Er zijn vele manieren om een film te maken. De manier die Competencia Oficial op de hak neemt, is er maar een van. Maar het is wel een rake satire op hoe een specifiek soort prestigieuze cinema tot stand komt. Bij vlagen hilarisch, met glansrollen voor Penélope Cruz, Antonio Banderas en Oscar Martínez.
Penélope Cruz speelt Lola Cuevas, een extravagante, excentrieke regisseur met een indrukwekkende bos krullen op haar hoofd. Antonio Banderas en Oscar Martínez spelen de twee acteurs die zij cast voor haar nieuwste film, respectievelijk de internationale filmster Félix Rivero en de bejubelde toneelacteur Iván Torres.
Het drietal komt bij elkaar om een artistiek hoogtepunt in hun carrières te creëren, maar de oorsprong van het project is veel prozaïscher. Een miljardair wordt tachtig jaar oud en maakt zich zorgen over zijn reputatie en nalatenschap. Hij overweegt eerst een brug naar zich te laten vernoemen, maar besluit dan een topfilm te produceren.
Dus legt hij flink wat geld neer voor een boek van een Nobelprijswinnaar over rivaliteit tussen twee broers, en huurt Lola in omdat zij de Gouden Palm en een Zilveren Leeuw heeft gewonnen. Zij benadert op haar beurt de twee acteurs, vanwege hun verschillen in stijl en reputatie, omdat ze die clash vindt passen bij die tussen de twee broers.

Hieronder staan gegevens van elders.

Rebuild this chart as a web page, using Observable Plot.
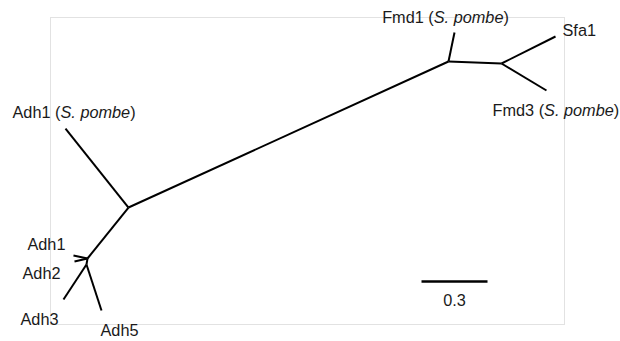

Dan gaan ze aan de slag door negen dagen lang haar script te oefenen, met allerlei hilariteit tot gevolg. Die komt voort uit de verschillen tussen de twee acteurs, met elk hun eigen onzekerheden, onhebbelijkheden en ijdeltuiterij. De steeds absurdere oefeningen die Lola voor hen bedenkt, versterken de lol.

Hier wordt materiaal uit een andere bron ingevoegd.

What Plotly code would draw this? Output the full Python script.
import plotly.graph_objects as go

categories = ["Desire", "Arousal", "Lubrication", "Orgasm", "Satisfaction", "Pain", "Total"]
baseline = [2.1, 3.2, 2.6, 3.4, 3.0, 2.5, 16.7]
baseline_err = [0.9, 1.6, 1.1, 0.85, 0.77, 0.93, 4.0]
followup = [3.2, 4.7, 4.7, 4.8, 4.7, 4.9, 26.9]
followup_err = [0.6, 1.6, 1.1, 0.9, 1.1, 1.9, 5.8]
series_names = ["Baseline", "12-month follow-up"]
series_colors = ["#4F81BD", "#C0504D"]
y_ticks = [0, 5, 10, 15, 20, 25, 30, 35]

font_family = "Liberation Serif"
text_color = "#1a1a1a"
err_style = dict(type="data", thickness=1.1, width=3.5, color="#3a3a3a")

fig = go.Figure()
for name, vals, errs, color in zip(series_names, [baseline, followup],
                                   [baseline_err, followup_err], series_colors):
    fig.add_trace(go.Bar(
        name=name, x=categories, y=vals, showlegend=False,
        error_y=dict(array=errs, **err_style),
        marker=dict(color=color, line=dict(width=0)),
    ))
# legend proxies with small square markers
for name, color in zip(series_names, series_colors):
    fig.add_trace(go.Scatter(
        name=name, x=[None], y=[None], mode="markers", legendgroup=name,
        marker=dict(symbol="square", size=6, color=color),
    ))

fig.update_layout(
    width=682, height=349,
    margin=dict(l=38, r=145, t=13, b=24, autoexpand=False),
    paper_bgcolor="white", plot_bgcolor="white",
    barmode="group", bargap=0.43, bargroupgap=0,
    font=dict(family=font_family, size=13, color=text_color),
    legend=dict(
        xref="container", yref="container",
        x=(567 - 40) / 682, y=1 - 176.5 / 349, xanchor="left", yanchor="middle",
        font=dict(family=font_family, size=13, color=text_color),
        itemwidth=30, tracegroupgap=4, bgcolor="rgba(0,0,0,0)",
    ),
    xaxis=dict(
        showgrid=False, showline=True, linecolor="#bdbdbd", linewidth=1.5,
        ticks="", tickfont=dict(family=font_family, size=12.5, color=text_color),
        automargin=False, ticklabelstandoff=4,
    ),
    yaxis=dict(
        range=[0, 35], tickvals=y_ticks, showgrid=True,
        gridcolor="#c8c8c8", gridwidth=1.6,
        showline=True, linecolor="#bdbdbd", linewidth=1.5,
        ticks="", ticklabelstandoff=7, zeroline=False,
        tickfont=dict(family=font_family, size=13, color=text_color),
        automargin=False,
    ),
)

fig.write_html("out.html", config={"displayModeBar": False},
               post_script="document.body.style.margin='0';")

Het doodnormaal doorlezen van scènes kan zomaar omslaan in mafheid door de eisen van de regisseur. Tegelijkertijd is het een masterclass in acteren, wan de acteurs laten allerlei vormen van goed en slecht acteren zien. Een mooi voorbeeld is als Felix een regel tekst dronken moet spelen, en dat in vier gradaties van dronkenschap moet doen totdat Lola tevreden is. Andere oefeningen zijn juist vanaf het begin bizar door de enscenering die Lola ervoor bedacht heeft.

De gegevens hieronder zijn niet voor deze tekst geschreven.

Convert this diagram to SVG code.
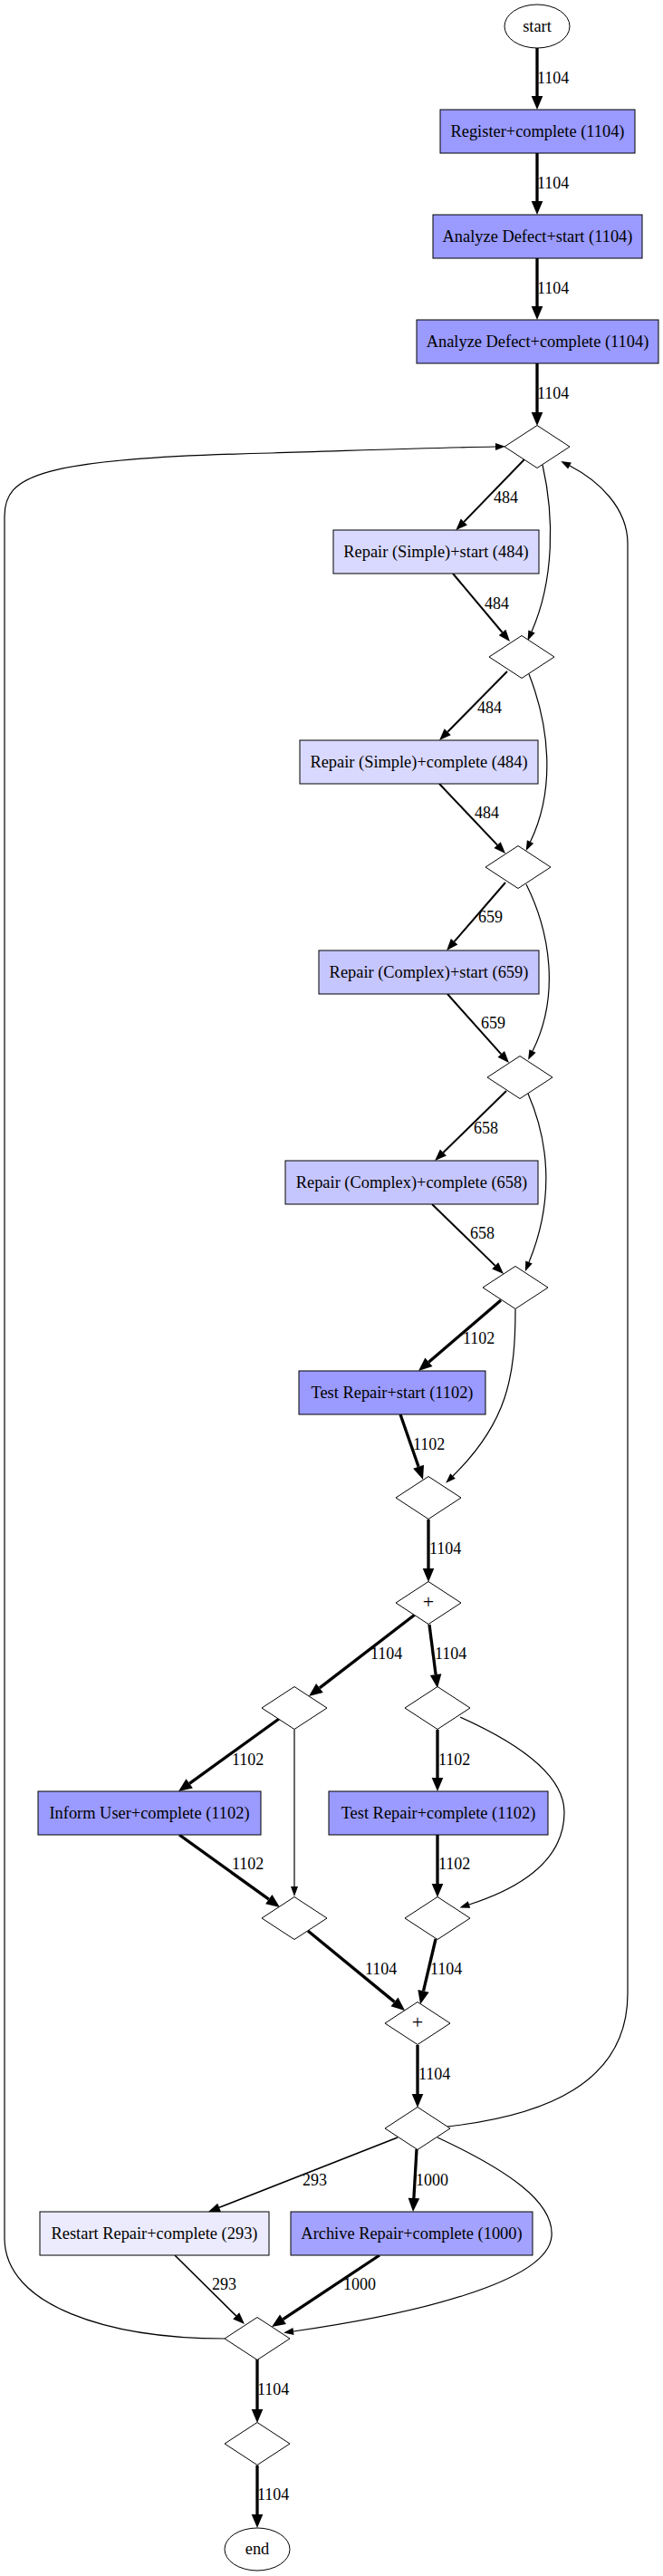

Grappig is ook het contrast tussen de scènes en de persoonlijkheden. De pretentieuze Iván die zegt niets om het circus van filmprijzen te geven, maar na dat gesprek wel stiekem voor de spiegel zijn Oscarspeech alvast oefent. Of als hij middenin een serieus onderzoek naar kanker opeens op een advertentie voor het bleken van tanden klikt, en later de vraag krijgt of zijn tanden witter zijn geworden. Uiteraard ontkent hij dat, want hij is niet zo ijdel als zijn co-ster, zegt hij.
Ondertussen escaleren de speloefeningen van Lola steeds verder, totdat zij en de acteurs een beetje ontsporen. Tot die tijd zit het script zeer goed in elkaar, en gelukkig volgt nog een sterke conclusie om de absurde hilariteit weer enigszins te beteugelen. Heel scherp of inzichtelijk wordt het allemaal niet, maar de makers en acteurs steken leuk en liefdevol de draak met de Europese prestigieuze/pretentieuze kunstfilm en het wereldje daaromheen.